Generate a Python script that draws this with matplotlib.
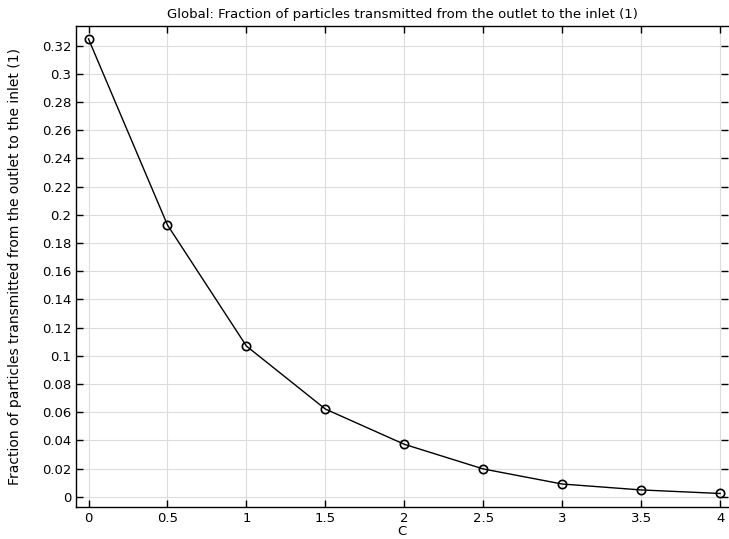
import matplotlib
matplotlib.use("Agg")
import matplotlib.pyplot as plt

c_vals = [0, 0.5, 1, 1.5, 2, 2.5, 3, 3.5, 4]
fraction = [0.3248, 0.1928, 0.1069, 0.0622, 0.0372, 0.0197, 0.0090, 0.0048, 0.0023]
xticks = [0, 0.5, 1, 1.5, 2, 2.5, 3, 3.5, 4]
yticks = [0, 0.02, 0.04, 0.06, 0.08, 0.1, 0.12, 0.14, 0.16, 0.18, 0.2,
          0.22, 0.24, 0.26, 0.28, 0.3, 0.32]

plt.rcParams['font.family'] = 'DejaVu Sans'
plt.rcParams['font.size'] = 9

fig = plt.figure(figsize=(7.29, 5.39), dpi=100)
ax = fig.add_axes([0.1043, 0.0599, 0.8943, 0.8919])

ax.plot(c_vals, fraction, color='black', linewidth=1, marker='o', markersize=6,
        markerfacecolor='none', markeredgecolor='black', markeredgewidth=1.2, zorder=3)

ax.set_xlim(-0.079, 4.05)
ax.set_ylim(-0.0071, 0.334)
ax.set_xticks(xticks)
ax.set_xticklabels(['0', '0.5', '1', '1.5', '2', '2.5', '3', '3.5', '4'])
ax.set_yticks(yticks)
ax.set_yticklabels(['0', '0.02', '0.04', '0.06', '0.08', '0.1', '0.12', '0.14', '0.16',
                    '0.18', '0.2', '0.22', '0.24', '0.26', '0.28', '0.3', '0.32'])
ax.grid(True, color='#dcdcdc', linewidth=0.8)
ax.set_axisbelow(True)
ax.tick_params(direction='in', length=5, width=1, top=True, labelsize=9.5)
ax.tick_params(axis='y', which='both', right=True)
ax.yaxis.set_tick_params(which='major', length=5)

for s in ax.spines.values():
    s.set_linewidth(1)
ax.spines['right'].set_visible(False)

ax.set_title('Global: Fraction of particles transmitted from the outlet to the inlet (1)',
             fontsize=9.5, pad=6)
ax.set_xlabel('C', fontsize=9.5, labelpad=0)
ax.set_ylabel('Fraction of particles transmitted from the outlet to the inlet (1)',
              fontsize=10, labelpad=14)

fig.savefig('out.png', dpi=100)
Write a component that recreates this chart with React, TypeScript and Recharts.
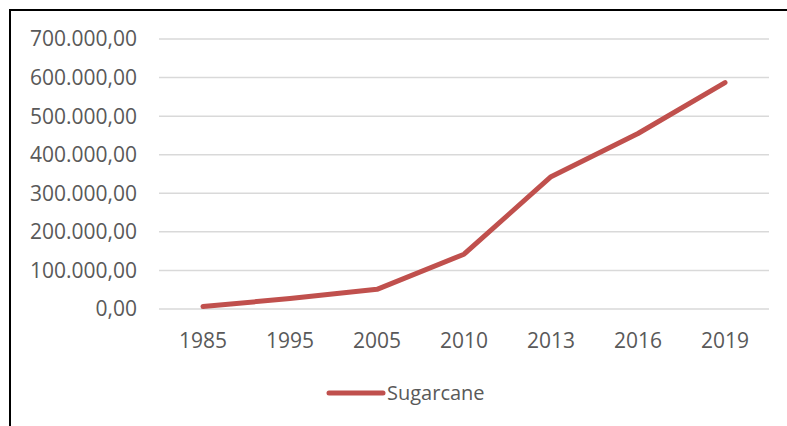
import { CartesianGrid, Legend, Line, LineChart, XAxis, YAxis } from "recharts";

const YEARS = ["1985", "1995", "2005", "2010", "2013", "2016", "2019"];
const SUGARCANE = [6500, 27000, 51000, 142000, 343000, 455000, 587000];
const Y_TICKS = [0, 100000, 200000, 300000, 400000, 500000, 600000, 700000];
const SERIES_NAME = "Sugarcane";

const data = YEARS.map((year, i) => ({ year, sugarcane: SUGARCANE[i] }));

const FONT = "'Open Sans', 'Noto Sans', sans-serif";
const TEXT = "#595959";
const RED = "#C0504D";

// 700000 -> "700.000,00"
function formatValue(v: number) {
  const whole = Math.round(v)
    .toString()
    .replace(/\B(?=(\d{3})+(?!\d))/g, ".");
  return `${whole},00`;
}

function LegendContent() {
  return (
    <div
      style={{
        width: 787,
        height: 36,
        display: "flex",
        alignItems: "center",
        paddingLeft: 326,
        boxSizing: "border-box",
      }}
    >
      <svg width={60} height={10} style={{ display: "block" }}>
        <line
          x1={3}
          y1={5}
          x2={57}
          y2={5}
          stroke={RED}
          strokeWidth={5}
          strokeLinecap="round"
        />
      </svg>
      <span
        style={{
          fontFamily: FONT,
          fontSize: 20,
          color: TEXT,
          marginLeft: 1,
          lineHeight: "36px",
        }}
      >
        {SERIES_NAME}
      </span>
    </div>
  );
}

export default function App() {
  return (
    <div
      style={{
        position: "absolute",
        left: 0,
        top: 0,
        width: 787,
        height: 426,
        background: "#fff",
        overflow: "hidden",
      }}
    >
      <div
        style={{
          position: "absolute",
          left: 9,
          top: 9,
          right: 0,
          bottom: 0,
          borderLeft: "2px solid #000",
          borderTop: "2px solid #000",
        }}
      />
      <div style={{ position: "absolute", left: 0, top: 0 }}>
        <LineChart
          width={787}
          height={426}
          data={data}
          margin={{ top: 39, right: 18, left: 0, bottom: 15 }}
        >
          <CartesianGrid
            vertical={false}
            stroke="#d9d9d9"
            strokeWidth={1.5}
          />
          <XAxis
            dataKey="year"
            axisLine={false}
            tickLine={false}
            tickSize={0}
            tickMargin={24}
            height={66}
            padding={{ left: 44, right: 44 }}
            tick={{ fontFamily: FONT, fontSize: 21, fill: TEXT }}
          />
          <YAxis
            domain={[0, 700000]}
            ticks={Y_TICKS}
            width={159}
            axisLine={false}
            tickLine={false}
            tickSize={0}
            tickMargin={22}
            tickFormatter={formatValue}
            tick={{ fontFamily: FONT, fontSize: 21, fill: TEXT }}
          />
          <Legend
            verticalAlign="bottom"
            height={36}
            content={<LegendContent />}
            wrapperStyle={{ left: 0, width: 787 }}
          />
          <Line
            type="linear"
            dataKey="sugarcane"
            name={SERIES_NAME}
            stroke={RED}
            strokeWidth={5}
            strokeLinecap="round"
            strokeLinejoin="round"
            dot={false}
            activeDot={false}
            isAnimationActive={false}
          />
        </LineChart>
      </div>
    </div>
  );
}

_ _ _

Objective: Only the lines from the start of the records to the one containing "ax = fig.add_axes([0.1043, 0.0599, 0.8943, 0.8919])" should be repeated, exactly and with both ends kept; drop any pictures.

Correct answer:
Generate a Python script that draws this with matplotlib.
import matplotlib
matplotlib.use("Agg")
import matplotlib.pyplot as plt

c_vals = [0, 0.5, 1, 1.5, 2, 2.5, 3, 3.5, 4]
fraction = [0.3248, 0.1928, 0.1069, 0.0622, 0.0372, 0.0197, 0.0090, 0.0048, 0.0023]
xticks = [0, 0.5, 1, 1.5, 2, 2.5, 3, 3.5, 4]
yticks = [0, 0.02, 0.04, 0.06, 0.08, 0.1, 0.12, 0.14, 0.16, 0.18, 0.2,
          0.22, 0.24, 0.26, 0.28, 0.3, 0.32]

plt.rcParams['font.family'] = 'DejaVu Sans'
plt.rcParams['font.size'] = 9

fig = plt.figure(figsize=(7.29, 5.39), dpi=100)
ax = fig.add_axes([0.1043, 0.0599, 0.8943, 0.8919])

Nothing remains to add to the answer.